Plotting code records:

--*--

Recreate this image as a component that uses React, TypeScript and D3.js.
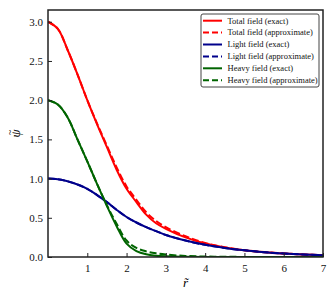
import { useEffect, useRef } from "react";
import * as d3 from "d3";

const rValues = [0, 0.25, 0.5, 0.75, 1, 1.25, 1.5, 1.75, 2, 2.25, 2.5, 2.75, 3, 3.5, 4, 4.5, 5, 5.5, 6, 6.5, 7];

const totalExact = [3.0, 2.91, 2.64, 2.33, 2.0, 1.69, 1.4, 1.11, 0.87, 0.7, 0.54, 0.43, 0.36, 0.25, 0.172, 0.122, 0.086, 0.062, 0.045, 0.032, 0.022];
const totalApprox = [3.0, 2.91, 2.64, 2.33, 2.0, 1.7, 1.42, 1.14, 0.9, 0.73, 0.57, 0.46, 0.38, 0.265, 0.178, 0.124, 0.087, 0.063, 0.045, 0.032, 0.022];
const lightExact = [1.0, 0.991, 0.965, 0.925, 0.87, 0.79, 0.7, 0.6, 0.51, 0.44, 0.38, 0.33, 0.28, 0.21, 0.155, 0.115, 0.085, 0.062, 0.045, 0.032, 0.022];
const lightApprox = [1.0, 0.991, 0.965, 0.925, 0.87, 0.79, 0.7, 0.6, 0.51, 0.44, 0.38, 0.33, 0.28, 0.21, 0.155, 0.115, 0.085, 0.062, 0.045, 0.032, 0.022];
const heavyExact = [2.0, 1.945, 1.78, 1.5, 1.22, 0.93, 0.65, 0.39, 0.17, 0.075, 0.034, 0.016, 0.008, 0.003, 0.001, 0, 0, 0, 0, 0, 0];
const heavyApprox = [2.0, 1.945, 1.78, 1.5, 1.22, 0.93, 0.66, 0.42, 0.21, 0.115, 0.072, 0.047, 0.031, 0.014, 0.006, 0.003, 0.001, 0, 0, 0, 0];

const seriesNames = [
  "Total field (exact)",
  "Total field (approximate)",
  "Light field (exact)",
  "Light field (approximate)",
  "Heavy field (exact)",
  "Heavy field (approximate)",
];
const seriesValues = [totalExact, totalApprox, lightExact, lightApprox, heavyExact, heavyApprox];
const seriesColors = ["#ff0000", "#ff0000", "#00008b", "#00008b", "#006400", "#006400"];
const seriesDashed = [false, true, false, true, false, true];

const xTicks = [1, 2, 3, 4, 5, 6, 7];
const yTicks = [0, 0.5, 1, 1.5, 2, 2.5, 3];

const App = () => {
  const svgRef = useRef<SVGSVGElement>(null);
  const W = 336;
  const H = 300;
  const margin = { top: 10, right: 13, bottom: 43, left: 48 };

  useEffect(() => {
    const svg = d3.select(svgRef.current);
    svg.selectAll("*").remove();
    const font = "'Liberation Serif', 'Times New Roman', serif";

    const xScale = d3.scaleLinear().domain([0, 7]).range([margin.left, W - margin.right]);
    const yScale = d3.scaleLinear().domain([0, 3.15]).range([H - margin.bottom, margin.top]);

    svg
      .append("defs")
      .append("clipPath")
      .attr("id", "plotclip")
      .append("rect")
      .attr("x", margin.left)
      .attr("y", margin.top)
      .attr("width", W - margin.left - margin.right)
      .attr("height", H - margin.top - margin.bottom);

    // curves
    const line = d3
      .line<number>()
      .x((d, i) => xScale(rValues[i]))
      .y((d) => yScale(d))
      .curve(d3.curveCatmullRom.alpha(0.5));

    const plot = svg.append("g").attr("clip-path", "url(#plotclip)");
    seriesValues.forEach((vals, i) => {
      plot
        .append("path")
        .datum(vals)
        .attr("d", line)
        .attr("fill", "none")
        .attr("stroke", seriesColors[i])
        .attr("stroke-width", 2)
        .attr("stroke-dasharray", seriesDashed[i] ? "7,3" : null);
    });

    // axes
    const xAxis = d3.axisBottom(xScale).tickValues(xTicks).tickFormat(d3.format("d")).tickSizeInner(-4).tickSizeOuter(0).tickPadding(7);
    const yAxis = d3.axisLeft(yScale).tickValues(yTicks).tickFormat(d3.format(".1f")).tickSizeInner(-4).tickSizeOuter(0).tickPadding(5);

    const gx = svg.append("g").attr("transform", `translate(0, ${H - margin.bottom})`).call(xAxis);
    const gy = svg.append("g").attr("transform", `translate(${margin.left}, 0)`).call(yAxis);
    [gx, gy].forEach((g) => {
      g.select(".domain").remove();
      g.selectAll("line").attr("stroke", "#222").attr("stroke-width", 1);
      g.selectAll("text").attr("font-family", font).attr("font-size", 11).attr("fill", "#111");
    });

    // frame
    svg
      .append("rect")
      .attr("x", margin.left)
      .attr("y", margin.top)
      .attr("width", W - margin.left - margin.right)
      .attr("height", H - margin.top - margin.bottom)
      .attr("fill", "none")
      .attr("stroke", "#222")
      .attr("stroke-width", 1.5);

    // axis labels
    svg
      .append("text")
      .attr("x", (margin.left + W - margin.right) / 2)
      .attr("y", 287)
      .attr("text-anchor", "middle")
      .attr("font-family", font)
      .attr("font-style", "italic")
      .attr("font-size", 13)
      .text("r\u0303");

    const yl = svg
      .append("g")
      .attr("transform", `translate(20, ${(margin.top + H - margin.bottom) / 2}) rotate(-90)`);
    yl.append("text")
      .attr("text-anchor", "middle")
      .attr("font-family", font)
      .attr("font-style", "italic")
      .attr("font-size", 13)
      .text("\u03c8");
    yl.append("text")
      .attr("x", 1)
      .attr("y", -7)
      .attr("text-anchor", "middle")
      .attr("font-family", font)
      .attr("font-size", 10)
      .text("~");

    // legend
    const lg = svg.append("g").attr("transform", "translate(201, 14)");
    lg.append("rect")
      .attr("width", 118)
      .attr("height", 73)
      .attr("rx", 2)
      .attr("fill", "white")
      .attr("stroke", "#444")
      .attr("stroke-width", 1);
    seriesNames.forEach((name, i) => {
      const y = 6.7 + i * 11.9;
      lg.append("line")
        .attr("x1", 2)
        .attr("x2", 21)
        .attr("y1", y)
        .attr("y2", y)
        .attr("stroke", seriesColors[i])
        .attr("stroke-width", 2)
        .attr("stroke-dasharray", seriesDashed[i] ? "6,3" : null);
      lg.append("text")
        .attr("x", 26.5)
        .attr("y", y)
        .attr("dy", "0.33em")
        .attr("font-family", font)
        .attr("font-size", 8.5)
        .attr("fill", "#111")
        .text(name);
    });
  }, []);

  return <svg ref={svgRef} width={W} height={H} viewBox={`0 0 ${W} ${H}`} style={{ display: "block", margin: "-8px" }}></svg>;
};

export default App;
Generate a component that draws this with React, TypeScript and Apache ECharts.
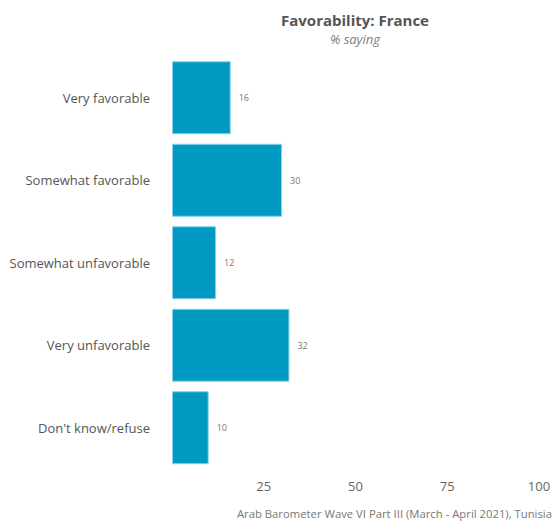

--*--

▶ [Challenge]:
Exactly restate the lines from the beginning of the data through the line with "0.001, 0, 0, 0, 0];", and no others, keeping pictures out.

▶ [Answer in full]:
Recreate this image as a component that uses React, TypeScript and D3.js.
import { useEffect, useRef } from "react";
import * as d3 from "d3";

const rValues = [0, 0.25, 0.5, 0.75, 1, 1.25, 1.5, 1.75, 2, 2.25, 2.5, 2.75, 3, 3.5, 4, 4.5, 5, 5.5, 6, 6.5, 7];

const totalExact = [3.0, 2.91, 2.64, 2.33, 2.0, 1.69, 1.4, 1.11, 0.87, 0.7, 0.54, 0.43, 0.36, 0.25, 0.172, 0.122, 0.086, 0.062, 0.045, 0.032, 0.022];
const totalApprox = [3.0, 2.91, 2.64, 2.33, 2.0, 1.7, 1.42, 1.14, 0.9, 0.73, 0.57, 0.46, 0.38, 0.265, 0.178, 0.124, 0.087, 0.063, 0.045, 0.032, 0.022];
const lightExact = [1.0, 0.991, 0.965, 0.925, 0.87, 0.79, 0.7, 0.6, 0.51, 0.44, 0.38, 0.33, 0.28, 0.21, 0.155, 0.115, 0.085, 0.062, 0.045, 0.032, 0.022];
const lightApprox = [1.0, 0.991, 0.965, 0.925, 0.87, 0.79, 0.7, 0.6, 0.51, 0.44, 0.38, 0.33, 0.28, 0.21, 0.155, 0.115, 0.085, 0.062, 0.045, 0.032, 0.022];
const heavyExact = [2.0, 1.945, 1.78, 1.5, 1.22, 0.93, 0.65, 0.39, 0.17, 0.075, 0.034, 0.016, 0.008, 0.003, 0.001, 0, 0, 0, 0, 0, 0];
const heavyApprox = [2.0, 1.945, 1.78, 1.5, 1.22, 0.93, 0.66, 0.42, 0.21, 0.115, 0.072, 0.047, 0.031, 0.014, 0.006, 0.003, 0.001, 0, 0, 0, 0];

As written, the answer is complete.